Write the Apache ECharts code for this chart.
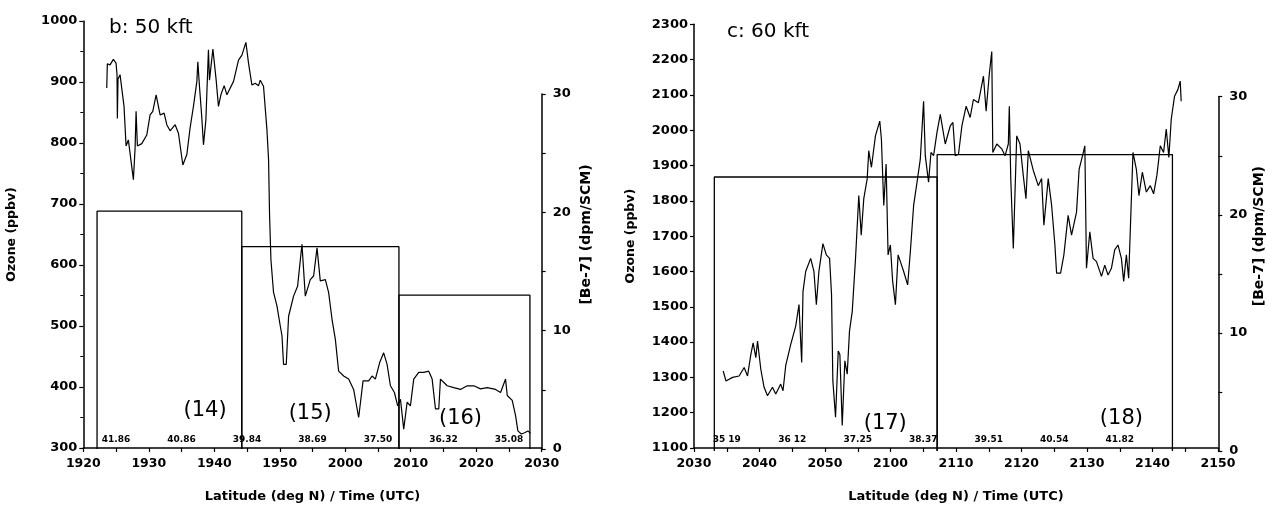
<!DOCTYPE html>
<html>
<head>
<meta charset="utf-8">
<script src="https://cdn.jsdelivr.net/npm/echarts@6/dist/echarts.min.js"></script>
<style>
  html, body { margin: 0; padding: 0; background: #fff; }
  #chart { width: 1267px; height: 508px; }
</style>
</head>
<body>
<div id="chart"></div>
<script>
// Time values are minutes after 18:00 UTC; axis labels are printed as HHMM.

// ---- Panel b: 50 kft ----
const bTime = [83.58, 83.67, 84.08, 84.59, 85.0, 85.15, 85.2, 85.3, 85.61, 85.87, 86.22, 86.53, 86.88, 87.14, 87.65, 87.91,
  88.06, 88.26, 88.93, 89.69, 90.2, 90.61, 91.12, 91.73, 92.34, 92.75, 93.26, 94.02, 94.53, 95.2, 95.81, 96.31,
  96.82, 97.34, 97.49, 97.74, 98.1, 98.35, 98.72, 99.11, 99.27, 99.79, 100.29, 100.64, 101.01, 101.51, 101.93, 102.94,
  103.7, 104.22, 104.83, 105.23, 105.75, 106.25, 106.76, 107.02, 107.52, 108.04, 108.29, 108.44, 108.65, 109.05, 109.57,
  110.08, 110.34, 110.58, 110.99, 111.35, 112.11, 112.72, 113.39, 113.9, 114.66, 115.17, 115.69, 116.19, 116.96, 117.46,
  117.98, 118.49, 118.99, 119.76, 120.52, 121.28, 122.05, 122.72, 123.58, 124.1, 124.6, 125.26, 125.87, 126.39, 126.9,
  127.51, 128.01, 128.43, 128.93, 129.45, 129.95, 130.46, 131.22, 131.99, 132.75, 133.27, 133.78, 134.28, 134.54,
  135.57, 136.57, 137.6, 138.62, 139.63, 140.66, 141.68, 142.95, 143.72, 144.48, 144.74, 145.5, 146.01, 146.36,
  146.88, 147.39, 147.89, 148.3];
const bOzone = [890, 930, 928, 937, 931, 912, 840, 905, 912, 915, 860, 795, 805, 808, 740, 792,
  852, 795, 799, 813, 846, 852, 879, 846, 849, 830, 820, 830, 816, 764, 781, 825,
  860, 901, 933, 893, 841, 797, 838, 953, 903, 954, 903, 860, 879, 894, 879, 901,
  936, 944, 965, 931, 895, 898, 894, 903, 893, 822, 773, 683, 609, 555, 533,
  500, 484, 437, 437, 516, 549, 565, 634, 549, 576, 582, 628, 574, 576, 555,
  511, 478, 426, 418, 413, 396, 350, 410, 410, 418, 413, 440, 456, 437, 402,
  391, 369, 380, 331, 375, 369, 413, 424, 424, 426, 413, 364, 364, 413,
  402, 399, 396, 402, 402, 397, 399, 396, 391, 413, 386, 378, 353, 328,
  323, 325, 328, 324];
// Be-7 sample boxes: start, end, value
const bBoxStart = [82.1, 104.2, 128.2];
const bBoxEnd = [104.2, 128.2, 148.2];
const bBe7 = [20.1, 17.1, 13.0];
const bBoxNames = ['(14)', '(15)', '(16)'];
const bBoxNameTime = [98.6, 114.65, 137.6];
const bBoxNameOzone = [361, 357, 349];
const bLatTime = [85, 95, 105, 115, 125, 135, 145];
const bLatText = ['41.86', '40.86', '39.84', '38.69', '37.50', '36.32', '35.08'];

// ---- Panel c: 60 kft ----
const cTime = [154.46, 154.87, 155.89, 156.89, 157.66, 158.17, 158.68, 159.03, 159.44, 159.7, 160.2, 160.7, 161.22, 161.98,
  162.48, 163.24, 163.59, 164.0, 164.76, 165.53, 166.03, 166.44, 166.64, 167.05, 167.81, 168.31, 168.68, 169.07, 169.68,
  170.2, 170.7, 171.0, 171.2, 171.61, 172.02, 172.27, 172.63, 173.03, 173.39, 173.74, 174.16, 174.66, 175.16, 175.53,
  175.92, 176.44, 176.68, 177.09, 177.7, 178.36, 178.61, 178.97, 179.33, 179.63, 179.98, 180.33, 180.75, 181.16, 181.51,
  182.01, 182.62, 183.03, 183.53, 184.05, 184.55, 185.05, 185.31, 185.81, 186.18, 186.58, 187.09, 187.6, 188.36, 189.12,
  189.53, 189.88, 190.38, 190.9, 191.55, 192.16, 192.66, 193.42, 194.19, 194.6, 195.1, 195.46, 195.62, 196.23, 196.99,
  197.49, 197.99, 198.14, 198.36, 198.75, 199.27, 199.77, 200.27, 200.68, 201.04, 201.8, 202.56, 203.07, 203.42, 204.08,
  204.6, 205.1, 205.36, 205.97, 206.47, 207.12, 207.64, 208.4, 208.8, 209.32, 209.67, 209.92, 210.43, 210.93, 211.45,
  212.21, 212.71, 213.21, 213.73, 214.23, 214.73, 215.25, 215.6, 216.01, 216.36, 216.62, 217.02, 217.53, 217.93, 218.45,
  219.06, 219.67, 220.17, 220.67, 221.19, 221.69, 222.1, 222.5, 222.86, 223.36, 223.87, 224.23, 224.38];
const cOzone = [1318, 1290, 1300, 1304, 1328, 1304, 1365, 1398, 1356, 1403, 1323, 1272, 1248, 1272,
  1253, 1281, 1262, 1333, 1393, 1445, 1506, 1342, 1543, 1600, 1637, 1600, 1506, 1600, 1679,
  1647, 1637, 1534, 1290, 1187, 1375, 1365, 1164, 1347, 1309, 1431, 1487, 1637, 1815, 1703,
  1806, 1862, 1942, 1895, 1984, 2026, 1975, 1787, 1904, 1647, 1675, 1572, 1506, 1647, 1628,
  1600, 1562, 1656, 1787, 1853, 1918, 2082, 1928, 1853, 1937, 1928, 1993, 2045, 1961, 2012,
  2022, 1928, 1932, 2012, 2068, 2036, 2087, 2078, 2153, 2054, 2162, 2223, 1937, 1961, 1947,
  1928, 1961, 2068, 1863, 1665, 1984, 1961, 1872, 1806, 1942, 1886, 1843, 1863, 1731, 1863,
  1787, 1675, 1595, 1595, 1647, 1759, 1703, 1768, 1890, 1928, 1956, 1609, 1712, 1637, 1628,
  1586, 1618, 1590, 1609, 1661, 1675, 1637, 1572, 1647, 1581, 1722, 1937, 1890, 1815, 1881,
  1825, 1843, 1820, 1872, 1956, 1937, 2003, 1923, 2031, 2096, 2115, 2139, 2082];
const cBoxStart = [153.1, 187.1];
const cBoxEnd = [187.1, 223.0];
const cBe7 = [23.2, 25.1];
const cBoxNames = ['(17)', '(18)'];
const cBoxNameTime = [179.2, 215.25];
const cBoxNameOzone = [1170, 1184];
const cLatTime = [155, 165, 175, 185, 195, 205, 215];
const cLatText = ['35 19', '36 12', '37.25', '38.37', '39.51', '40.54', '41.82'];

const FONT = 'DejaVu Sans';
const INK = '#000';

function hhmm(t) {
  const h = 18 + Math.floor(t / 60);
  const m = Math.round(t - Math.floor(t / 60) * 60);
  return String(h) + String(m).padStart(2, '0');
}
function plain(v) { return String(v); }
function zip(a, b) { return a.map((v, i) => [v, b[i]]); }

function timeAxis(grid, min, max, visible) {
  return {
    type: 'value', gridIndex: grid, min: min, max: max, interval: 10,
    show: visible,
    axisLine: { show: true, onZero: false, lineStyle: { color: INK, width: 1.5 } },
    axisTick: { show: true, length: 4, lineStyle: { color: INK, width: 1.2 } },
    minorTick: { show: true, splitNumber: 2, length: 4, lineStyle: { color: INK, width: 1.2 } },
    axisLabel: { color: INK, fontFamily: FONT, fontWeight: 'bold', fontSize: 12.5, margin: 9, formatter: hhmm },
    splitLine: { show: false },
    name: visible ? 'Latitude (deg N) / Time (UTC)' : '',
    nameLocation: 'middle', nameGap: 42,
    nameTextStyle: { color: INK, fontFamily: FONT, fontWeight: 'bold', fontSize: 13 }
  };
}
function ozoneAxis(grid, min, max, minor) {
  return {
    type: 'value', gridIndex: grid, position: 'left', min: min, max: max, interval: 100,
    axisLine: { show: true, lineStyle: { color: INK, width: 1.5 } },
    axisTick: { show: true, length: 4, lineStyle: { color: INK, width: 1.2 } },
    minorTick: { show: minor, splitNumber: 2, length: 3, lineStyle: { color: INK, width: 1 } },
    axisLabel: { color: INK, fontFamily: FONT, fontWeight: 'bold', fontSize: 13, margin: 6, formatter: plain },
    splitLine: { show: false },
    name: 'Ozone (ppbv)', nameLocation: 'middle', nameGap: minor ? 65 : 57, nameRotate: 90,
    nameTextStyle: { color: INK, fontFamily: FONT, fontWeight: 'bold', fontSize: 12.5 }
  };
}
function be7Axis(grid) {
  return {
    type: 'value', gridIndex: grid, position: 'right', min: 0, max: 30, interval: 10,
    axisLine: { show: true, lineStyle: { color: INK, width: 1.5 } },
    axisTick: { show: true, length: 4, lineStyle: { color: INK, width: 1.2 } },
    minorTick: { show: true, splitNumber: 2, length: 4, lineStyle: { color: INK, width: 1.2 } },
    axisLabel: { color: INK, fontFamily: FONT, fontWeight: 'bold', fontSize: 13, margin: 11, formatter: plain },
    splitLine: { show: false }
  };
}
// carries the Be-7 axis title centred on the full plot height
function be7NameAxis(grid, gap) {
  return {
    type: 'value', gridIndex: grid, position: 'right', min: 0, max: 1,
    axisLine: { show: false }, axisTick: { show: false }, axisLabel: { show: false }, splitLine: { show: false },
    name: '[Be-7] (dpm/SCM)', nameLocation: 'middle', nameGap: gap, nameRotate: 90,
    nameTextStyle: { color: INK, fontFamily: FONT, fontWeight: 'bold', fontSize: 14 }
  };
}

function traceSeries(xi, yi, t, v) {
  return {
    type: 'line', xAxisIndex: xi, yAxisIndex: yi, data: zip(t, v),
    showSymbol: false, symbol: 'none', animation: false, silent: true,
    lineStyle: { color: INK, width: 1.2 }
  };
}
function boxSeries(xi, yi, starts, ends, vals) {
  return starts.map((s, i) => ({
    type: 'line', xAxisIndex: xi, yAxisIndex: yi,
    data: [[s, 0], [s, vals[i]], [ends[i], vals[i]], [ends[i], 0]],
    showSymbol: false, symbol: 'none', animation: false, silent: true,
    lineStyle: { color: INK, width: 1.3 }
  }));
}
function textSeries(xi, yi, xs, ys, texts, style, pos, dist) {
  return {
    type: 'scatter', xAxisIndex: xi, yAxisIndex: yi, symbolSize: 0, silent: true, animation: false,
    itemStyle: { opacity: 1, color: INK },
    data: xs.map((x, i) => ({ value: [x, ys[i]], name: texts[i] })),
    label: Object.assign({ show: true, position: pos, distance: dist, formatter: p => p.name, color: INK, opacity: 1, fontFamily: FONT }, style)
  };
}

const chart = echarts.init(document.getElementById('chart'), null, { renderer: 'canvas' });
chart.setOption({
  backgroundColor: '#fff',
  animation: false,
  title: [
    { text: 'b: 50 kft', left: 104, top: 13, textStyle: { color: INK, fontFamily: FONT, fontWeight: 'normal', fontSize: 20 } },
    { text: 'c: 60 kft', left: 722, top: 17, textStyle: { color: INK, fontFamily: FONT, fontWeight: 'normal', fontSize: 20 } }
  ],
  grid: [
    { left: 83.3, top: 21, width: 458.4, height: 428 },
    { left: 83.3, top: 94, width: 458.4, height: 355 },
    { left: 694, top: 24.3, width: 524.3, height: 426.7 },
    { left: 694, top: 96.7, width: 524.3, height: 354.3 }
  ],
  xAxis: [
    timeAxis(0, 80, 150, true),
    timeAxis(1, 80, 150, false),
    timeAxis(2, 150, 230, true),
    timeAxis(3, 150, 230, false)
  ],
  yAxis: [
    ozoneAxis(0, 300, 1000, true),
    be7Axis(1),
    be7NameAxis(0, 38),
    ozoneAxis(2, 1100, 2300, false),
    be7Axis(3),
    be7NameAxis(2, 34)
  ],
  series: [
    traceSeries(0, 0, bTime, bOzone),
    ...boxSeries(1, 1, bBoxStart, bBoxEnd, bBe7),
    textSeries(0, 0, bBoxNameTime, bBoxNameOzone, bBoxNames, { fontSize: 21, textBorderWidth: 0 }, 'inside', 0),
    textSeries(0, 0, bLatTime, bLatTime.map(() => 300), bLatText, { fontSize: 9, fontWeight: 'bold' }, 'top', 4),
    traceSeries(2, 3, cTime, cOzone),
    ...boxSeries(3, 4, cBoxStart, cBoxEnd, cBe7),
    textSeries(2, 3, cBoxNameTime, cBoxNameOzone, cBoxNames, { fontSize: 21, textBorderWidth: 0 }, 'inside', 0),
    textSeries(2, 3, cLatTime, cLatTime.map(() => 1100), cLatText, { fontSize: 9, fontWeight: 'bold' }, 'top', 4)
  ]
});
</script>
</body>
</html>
--------
Repeat, word for word and with no pictures, only the lines running from the beginning of the data to the line that contains "printed as HHMM.".

• ANSWER TO THIS TASK
Write the Apache ECharts code for this chart.
<!DOCTYPE html>
<html>
<head>
<meta charset="utf-8">
<script src="https://cdn.jsdelivr.net/npm/echarts@6/dist/echarts.min.js"></script>
<style>
  html, body { margin: 0; padding: 0; background: #fff; }
  #chart { width: 1267px; height: 508px; }
</style>
</head>
<body>
<div id="chart"></div>
<script>
// Time values are minutes after 18:00 UTC; axis labels are printed as HHMM.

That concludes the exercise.